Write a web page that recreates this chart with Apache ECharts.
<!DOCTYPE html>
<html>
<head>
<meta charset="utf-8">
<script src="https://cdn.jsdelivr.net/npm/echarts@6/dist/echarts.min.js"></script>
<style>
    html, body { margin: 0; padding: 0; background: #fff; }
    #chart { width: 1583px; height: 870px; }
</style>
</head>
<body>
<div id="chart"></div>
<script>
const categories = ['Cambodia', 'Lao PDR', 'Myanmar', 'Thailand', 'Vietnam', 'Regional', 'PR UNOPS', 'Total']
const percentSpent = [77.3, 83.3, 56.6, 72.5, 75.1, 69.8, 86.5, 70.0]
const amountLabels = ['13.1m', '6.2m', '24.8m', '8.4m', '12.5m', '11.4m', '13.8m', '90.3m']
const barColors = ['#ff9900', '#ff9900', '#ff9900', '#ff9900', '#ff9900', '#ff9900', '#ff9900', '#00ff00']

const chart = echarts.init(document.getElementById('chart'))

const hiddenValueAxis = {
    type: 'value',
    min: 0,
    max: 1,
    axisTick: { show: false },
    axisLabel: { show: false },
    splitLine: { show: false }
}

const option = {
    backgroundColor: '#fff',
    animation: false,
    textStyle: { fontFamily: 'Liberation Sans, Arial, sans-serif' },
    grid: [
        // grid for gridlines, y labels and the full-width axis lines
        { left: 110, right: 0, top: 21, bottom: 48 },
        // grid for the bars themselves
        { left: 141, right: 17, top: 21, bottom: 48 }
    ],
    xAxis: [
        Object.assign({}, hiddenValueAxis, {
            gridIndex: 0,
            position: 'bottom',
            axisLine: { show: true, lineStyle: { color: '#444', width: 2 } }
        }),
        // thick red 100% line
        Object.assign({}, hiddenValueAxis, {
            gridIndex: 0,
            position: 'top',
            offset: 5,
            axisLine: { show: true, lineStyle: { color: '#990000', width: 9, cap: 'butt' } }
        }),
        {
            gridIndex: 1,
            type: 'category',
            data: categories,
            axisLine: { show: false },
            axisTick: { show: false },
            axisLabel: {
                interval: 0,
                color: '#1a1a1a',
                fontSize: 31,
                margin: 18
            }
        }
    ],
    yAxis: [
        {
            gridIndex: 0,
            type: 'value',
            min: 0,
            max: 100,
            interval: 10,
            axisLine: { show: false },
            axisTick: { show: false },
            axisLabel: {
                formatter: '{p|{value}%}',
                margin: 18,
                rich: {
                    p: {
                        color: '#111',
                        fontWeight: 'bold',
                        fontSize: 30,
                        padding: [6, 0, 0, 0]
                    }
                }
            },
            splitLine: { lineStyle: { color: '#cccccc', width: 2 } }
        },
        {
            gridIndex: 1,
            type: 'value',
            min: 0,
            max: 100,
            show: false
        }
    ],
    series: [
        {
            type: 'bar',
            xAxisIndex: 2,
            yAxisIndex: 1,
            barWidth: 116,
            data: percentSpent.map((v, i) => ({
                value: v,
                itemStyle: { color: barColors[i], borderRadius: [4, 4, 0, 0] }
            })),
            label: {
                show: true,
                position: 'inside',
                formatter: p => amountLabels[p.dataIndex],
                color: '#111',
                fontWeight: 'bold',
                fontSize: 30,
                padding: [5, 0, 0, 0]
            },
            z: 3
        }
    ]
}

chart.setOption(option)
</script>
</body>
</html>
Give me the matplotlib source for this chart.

= = =

DESCRIPTION OF THE TASK
Write out every record shown above, word for word.

ANSWER IN FULL
Write a web page that recreates this chart with Apache ECharts.
<!DOCTYPE html>
<html>
<head>
<meta charset="utf-8">
<script src="https://cdn.jsdelivr.net/npm/echarts@6/dist/echarts.min.js"></script>
<style>
    html, body { margin: 0; padding: 0; background: #fff; }
    #chart { width: 1583px; height: 870px; }
</style>
</head>
<body>
<div id="chart"></div>
<script>
const categories = ['Cambodia', 'Lao PDR', 'Myanmar', 'Thailand', 'Vietnam', 'Regional', 'PR UNOPS', 'Total']
const percentSpent = [77.3, 83.3, 56.6, 72.5, 75.1, 69.8, 86.5, 70.0]
const amountLabels = ['13.1m', '6.2m', '24.8m', '8.4m', '12.5m', '11.4m', '13.8m', '90.3m']
const barColors = ['#ff9900', '#ff9900', '#ff9900', '#ff9900', '#ff9900', '#ff9900', '#ff9900', '#00ff00']

const chart = echarts.init(document.getElementById('chart'))

const hiddenValueAxis = {
    type: 'value',
    min: 0,
    max: 1,
    axisTick: { show: false },
    axisLabel: { show: false },
    splitLine: { show: false }
}

const option = {
    backgroundColor: '#fff',
    animation: false,
    textStyle: { fontFamily: 'Liberation Sans, Arial, sans-serif' },
    grid: [
        // grid for gridlines, y labels and the full-width axis lines
        { left: 110, right: 0, top: 21, bottom: 48 },
        // grid for the bars themselves
        { left: 141, right: 17, top: 21, bottom: 48 }
    ],
    xAxis: [
        Object.assign({}, hiddenValueAxis, {
            gridIndex: 0,
            position: 'bottom',
            axisLine: { show: true, lineStyle: { color: '#444', width: 2 } }
        }),
        // thick red 100% line
        Object.assign({}, hiddenValueAxis, {
            gridIndex: 0,
            position: 'top',
            offset: 5,
            axisLine: { show: true, lineStyle: { color: '#990000', width: 9, cap: 'butt' } }
        }),
        {
            gridIndex: 1,
            type: 'category',
            data: categories,
            axisLine: { show: false },
            axisTick: { show: false },
            axisLabel: {
                interval: 0,
                color: '#1a1a1a',
                fontSize: 31,
                margin: 18
            }
        }
    ],
    yAxis: [
        {
            gridIndex: 0,
            type: 'value',
            min: 0,
            max: 100,
            interval: 10,
            axisLine: { show: false },
            axisTick: { show: false },
            axisLabel: {
                formatter: '{p|{value}%}',
                margin: 18,
                rich: {
                    p: {
                        color: '#111',
                        fontWeight: 'bold',
                        fontSize: 30,
                        padding: [6, 0, 0, 0]
                    }
                }
            },
            splitLine: { lineStyle: { color: '#cccccc', width: 2 } }
        },
        {
            gridIndex: 1,
            type: 'value',
            min: 0,
            max: 100,
            show: false
        }
    ],
    series: [
        {
            type: 'bar',
            xAxisIndex: 2,
            yAxisIndex: 1,
            barWidth: 116,
            data: percentSpent.map((v, i) => ({
                value: v,
                itemStyle: { color: barColors[i], borderRadius: [4, 4, 0, 0] }
            })),
            label: {
                show: true,
                position: 'inside',
                formatter: p => amountLabels[p.dataIndex],
                color: '#111',
                fontWeight: 'bold',
                fontSize: 30,
                padding: [5, 0, 0, 0]
            },
            z: 3
        }
    ]
}

chart.setOption(option)
</script>
</body>
</html>
Give me the matplotlib source for this chart.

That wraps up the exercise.